**Problem description**
Select the lines of the records containing the word "this" and list them.

**Input material**
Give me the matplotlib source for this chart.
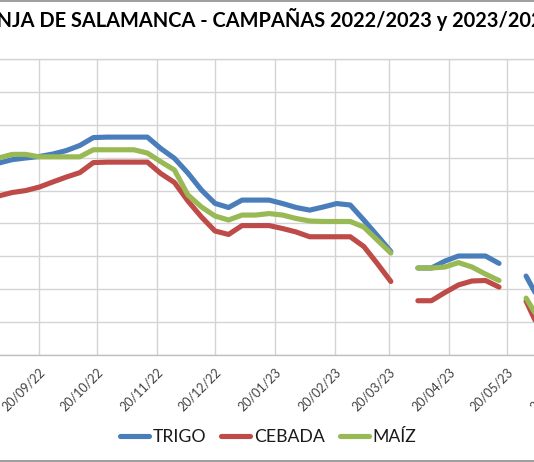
--
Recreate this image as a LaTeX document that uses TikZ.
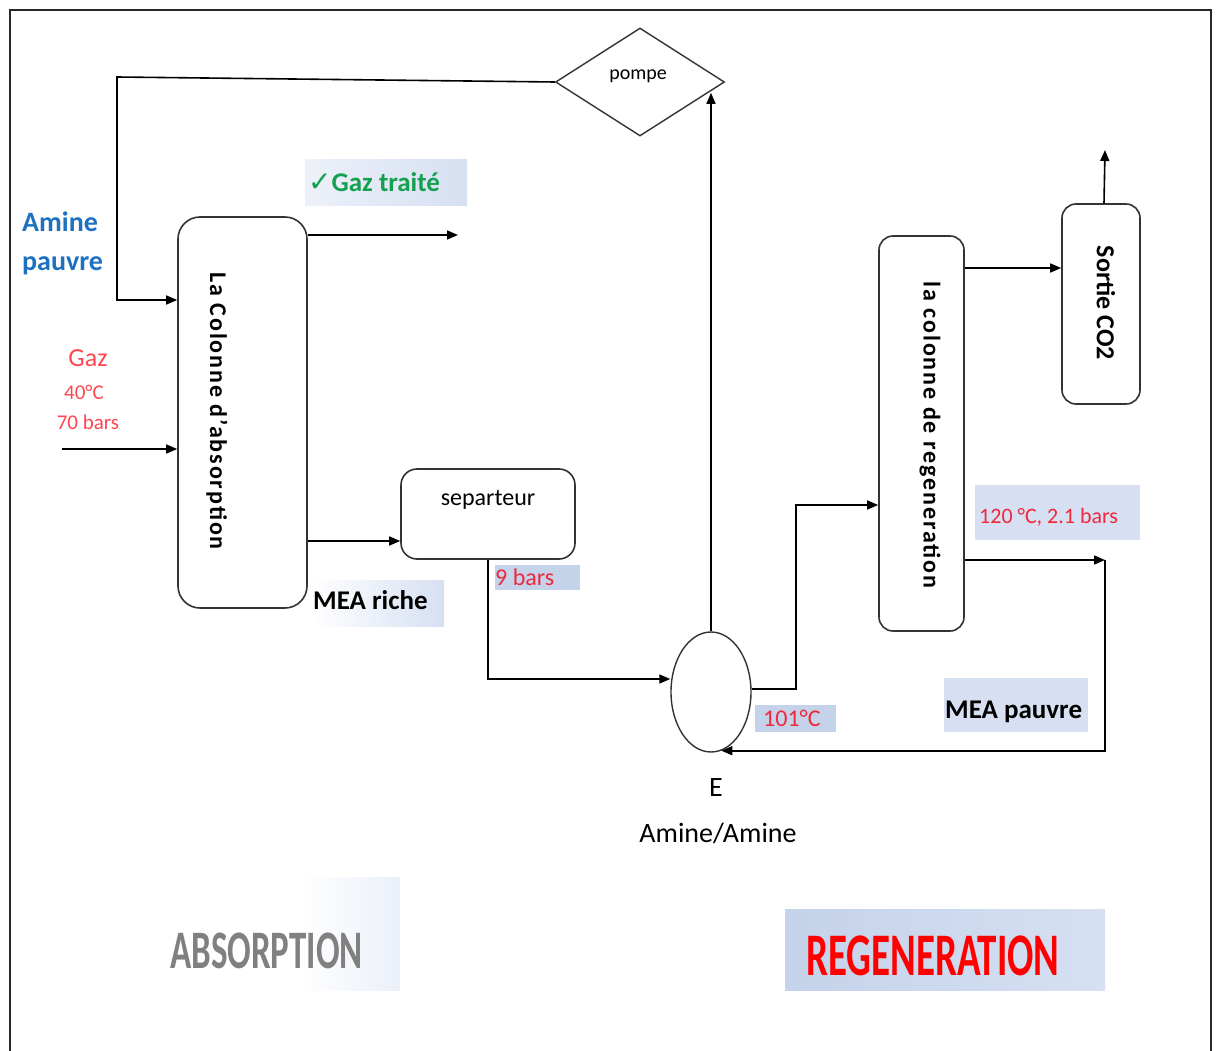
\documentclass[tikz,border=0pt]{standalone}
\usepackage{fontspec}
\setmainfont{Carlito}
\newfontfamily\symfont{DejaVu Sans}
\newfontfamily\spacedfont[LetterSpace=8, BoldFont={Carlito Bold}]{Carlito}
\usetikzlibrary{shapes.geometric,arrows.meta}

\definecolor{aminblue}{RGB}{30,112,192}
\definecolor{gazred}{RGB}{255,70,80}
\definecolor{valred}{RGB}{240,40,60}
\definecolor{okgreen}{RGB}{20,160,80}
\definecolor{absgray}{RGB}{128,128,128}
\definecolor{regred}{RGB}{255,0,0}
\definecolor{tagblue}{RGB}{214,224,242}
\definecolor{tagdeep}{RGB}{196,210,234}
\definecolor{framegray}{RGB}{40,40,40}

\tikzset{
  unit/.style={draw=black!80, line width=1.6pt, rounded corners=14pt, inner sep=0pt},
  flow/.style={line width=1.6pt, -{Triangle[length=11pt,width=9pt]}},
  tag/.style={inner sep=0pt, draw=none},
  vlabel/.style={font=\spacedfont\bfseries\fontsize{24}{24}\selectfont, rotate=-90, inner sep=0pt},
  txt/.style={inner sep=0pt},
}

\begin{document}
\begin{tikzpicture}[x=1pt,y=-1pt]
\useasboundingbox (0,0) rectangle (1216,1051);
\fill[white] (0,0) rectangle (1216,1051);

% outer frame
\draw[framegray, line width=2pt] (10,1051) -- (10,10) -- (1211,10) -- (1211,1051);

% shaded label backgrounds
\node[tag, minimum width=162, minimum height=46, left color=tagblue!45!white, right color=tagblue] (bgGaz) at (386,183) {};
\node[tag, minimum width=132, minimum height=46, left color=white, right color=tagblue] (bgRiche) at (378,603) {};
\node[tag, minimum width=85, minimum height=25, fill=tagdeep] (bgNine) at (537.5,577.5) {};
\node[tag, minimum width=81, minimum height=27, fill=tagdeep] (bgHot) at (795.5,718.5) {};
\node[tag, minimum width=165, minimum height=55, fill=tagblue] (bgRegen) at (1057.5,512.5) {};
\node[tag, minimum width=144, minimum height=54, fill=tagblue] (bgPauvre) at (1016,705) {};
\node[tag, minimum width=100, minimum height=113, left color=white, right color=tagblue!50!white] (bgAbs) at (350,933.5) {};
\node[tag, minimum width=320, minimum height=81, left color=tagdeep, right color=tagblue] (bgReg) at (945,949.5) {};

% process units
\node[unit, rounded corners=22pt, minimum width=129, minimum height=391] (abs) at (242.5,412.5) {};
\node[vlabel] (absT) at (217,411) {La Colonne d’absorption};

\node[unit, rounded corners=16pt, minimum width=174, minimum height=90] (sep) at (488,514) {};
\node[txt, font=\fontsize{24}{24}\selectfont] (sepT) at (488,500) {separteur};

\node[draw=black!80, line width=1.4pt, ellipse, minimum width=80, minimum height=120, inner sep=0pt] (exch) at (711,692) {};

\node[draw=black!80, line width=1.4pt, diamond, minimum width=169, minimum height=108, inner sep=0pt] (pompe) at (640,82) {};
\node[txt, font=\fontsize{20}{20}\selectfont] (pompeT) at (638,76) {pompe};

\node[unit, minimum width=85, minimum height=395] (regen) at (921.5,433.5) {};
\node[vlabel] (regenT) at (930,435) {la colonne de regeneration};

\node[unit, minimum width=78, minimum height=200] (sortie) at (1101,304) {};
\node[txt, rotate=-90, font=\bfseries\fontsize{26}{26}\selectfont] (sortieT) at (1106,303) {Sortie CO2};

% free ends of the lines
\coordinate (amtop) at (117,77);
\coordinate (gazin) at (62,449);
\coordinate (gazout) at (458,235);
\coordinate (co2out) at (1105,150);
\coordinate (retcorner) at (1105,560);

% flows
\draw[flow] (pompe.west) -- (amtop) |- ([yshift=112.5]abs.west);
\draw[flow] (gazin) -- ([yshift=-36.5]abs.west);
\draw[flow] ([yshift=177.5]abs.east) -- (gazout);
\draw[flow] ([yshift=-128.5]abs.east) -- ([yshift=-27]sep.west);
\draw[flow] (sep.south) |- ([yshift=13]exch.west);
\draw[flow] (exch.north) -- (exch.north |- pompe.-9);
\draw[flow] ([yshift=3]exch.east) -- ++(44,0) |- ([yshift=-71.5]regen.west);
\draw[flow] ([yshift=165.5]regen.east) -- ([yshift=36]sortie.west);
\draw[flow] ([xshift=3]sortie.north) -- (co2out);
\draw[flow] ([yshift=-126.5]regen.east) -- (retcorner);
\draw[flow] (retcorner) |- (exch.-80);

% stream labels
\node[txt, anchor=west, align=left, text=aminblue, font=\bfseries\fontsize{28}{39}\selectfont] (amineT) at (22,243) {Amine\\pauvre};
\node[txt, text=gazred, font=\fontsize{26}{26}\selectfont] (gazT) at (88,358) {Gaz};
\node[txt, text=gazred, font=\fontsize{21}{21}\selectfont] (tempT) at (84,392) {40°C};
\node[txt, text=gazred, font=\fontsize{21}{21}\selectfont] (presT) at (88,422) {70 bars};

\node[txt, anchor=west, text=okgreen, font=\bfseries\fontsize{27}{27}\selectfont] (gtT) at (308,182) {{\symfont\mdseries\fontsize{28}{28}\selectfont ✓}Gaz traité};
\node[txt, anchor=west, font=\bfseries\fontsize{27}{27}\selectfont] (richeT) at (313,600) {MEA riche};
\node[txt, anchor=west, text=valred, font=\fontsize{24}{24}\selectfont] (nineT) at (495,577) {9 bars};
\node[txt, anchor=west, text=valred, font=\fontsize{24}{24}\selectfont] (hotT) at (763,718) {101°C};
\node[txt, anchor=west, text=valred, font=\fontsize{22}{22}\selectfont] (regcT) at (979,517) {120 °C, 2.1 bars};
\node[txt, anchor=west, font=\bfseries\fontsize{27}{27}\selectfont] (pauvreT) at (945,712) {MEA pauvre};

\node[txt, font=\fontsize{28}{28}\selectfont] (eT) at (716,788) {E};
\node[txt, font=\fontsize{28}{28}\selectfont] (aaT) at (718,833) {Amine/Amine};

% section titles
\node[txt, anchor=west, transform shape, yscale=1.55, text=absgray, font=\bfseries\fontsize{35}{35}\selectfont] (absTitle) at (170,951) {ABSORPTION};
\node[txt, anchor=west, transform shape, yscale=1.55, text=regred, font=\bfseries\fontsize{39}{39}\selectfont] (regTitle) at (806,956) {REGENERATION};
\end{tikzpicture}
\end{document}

**Exercise output**
Give me the matplotlib source for this chart.
Recreate this image as a LaTeX document that uses TikZ.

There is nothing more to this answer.